Your post struck me deeply and took me back to those days and it shocks me to think how much British society has ‘progressed’ since those days. We consider ourselves liberated by laws that allow us to shop when we want, watch rubbish 24 hrs per day on TV, drink as much as we want, when we want. We deem ourselves civilised when we cast off old fashioned restraints which were based upon ‘archaic’ religiosity and consider ourselves enlightened when we redefine morality in our own self serving images.

It is easy of course to don the ‘rose coloured’ spectacles and fondly recall yesteryear, yet it is patently clear that as a society we have discarded so much that appeared restrictive to us yet was manifestly designed for our own good, if only we would listen.
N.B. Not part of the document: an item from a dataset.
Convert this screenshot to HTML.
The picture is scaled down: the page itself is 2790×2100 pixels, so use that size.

The Sabbath was made for man and not vice versa as our saviour demonstrated, and whilst a theological debate may be held regarding the Sabbath v the Lord’s Day, I am sure all believers in Jesus would affirm that there was, and remains, much to be gained from a simple day of rest once per 7 days, dedicated to worship, reflection in the Word and Christian fellowship.

8 April 2009 at 20:56  
Anonymous not a machine said...

looking back your grace , i can see how we lost sunday as being the rest day of the lord.

of course it was promoted as free choice and ecnomic expansion, but what really happend was that sunday ceased to be special and so too the christian faith.
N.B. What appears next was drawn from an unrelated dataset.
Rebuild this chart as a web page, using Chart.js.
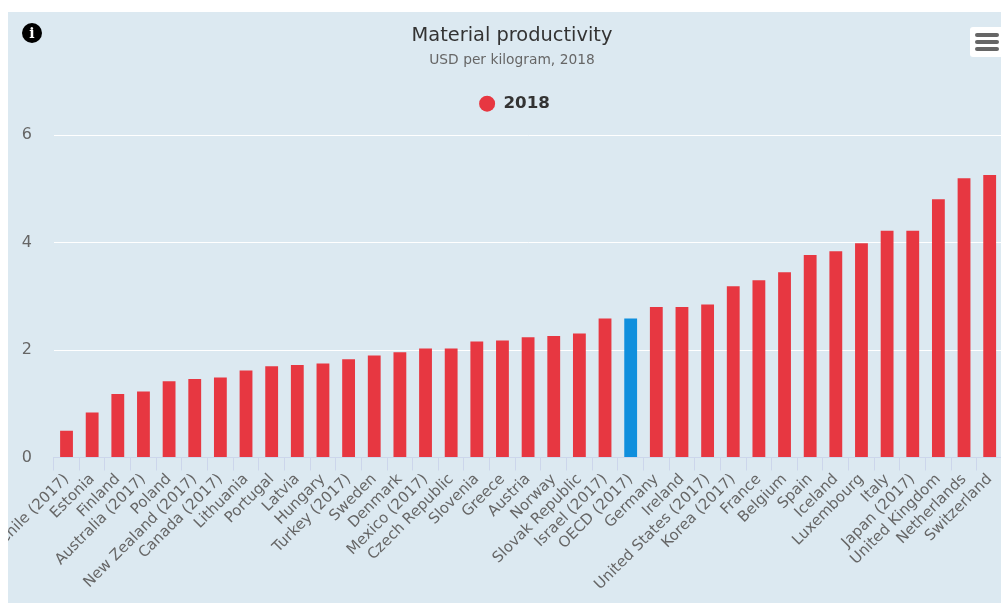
<!DOCTYPE html>
<html>
<head>
<meta charset="utf-8">
<title>Material productivity</title>
<script src="https://cdn.jsdelivr.net/npm/chart.js@4/dist/chart.umd.min.js"></script>
<style>
  html, body { margin: 0; height: 100%; overflow: hidden; background: #fff; }
  #panel { position: absolute; left: 8px; top: 12px; width: 1008px; height: 591px; background: #dce9f1; }
  #info { position: absolute; left: 14px; top: 11px; width: 20px; height: 20px; border-radius: 50%; background: #000; color: #fff;
    font: bold 14px/20px "DejaVu Serif", serif; text-align: center; }
  #menu { position: absolute; left: 962px; top: 15px; width: 46px; height: 30px; border-radius: 3px; background: #fff; }
  #menu i { position: absolute; left: 5px; width: 24px; height: 4px; border-radius: 2px; background: #666; }
</style>
</head>
<body>
<div id="panel">
  <canvas id="myChart" width="1008" height="591"></canvas>
  <div id="info">i</div>
  <div id="menu"><i style="top:6px"></i><i style="top:13px"></i><i style="top:20px"></i></div>
</div>
<script>
var countries = ["Chile (2017)", "Estonia", "Finland", "Australia (2017)", "Poland", "New Zealand (2017)", "Canada (2017)", "Lithuania", "Portugal", "Latvia", "Hungary", "Turkey (2017)", "Sweden", "Denmark", "Mexico (2017)", "Czech Republic", "Slovenia", "Greece", "Austria", "Norway", "Slovak Republic", "Israel (2017)", "OECD (2017)", "Germany", "Ireland", "United States (2017)", "Korea (2017)", "France", "Belgium", "Spain", "Iceland", "Luxembourg", "Italy", "Japan (2017)", "United Kingdom", "Netherlands", "Switzerland"];
var values2018 = [0.50, 0.84, 1.18, 1.23, 1.42, 1.46, 1.49, 1.62, 1.70, 1.72, 1.75, 1.83, 1.90, 1.96, 2.03, 2.03, 2.16, 2.18, 2.24, 2.26, 2.31, 2.59, 2.59, 2.80, 2.80, 2.85, 3.19, 3.30, 3.45, 3.77, 3.84, 3.99, 4.22, 4.22, 4.81, 5.20, 5.26];
var yTicks = [0, 2, 4, 6];

var RED = "#e73741";
var BLUE = "#0f8fdd";
var FONT = "'DejaVu Sans', sans-serif";

// legend has a fixed 10px below it, this gives it more room and nudges it right
var legendSpace = {
  id: "legendSpace",
  afterInit: function (chart) {
    var fit = chart.legend.fit;
    chart.legend.fit = function () {
      fit.call(this);
      this.height += 13.2;
      this.lineWidths[0] -= 5;
    };
  },
};

var ctx = document.getElementById("myChart").getContext("2d");
var myChart = new Chart(ctx, {
  type: "bar",
  plugins: [legendSpace],
  data: {
    labels: countries,
    datasets: [{
      label: "2018",
      data: values2018,
      backgroundColor: function (c) { return countries[c.dataIndex] === "OECD (2017)" ? BLUE : RED; },
      barPercentage: 0.5,
      categoryPercentage: 1,
    }]
  },
  options: {
    responsive: false,
    animation: false,
    layout: { padding: { left: 0, right: 0, top: 12, bottom: 0 } },
    plugins: {
      title: {
        display: true,
        text: "Material productivity",
        color: "#333",
        font: { family: FONT, size: 19.4, weight: "normal" },
        padding: { top: 0, bottom: 4.5 },
      },
      subtitle: {
        display: true,
        text: "USD per kilogram, 2018",
        color: "#666",
        font: { family: FONT, size: 13.8, weight: "normal" },
        padding: { top: 0, bottom: 17 },
      },
      legend: {
        position: "top",
        labels: {
          usePointStyle: true,
          pointStyle: "circle",
          boxHeight: 11.3,
          pointStyleWidth: 16,
          color: "#333",
          font: { family: FONT, size: 16.7, weight: "bold" },
          padding: 10,
          generateLabels: function () {
            return [{ text: "2018", fontColor: "#333", fillStyle: RED, strokeStyle: RED, lineWidth: 0, pointStyle: "circle", datasetIndex: 0 }];
          },
        },
      },
    },
    scales: {
      x: {
        grid: { drawOnChartArea: false, color: "#ccd6eb", tickLength: 13 },
        border: { color: "#ccd6eb" },
        ticks: {
          color: "#666",
          font: { family: FONT, size: 15 },
          autoSkip: false,
          minRotation: 45,
          maxRotation: 45,
          padding: 0,
        },
        afterFit: function (scale) {
          scale.paddingLeft = 0;
          scale.paddingRight = 13.5;
          scale.height = 145.5;
        },
      },
      y: {
        min: 0,
        max: 6,
        afterBuildTicks: function (scale) {
          scale.ticks = yTicks.map(function (v) { return { value: v }; });
        },
        grid: { color: "#fff", drawTicks: false },
        border: { display: false },
        ticks: {
          color: "#666",
          font: { family: FONT, size: 16 },
          padding: 21.7,
        },
        afterFit: function (scale) {
          scale.width = 45.7;
        },
      },
    },
  },
});
</script>
</body>
</html>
today we have a situation where even daily worship at school is being down graded.

people openly question it , like the modern rebel is compelled to do, in some ways there is only rebellion left standing , the reason for christianity hardly ever being discussed and framed as being a fall out over variants of a fairy story.

good friday is good because its day off , easter about chocolate eggs .

this is a very poor copy of the origonal which it seems no one wants to talk about for fear it would remind about constraint.

oh well i shall try and find god anyhow

9 April 2009 at 03:19  
Anonymous Joshua said...

I don't think that we, as humans, are doing anything quite so unusual in the eyes of God. But this is no excuse non the less, so watch it!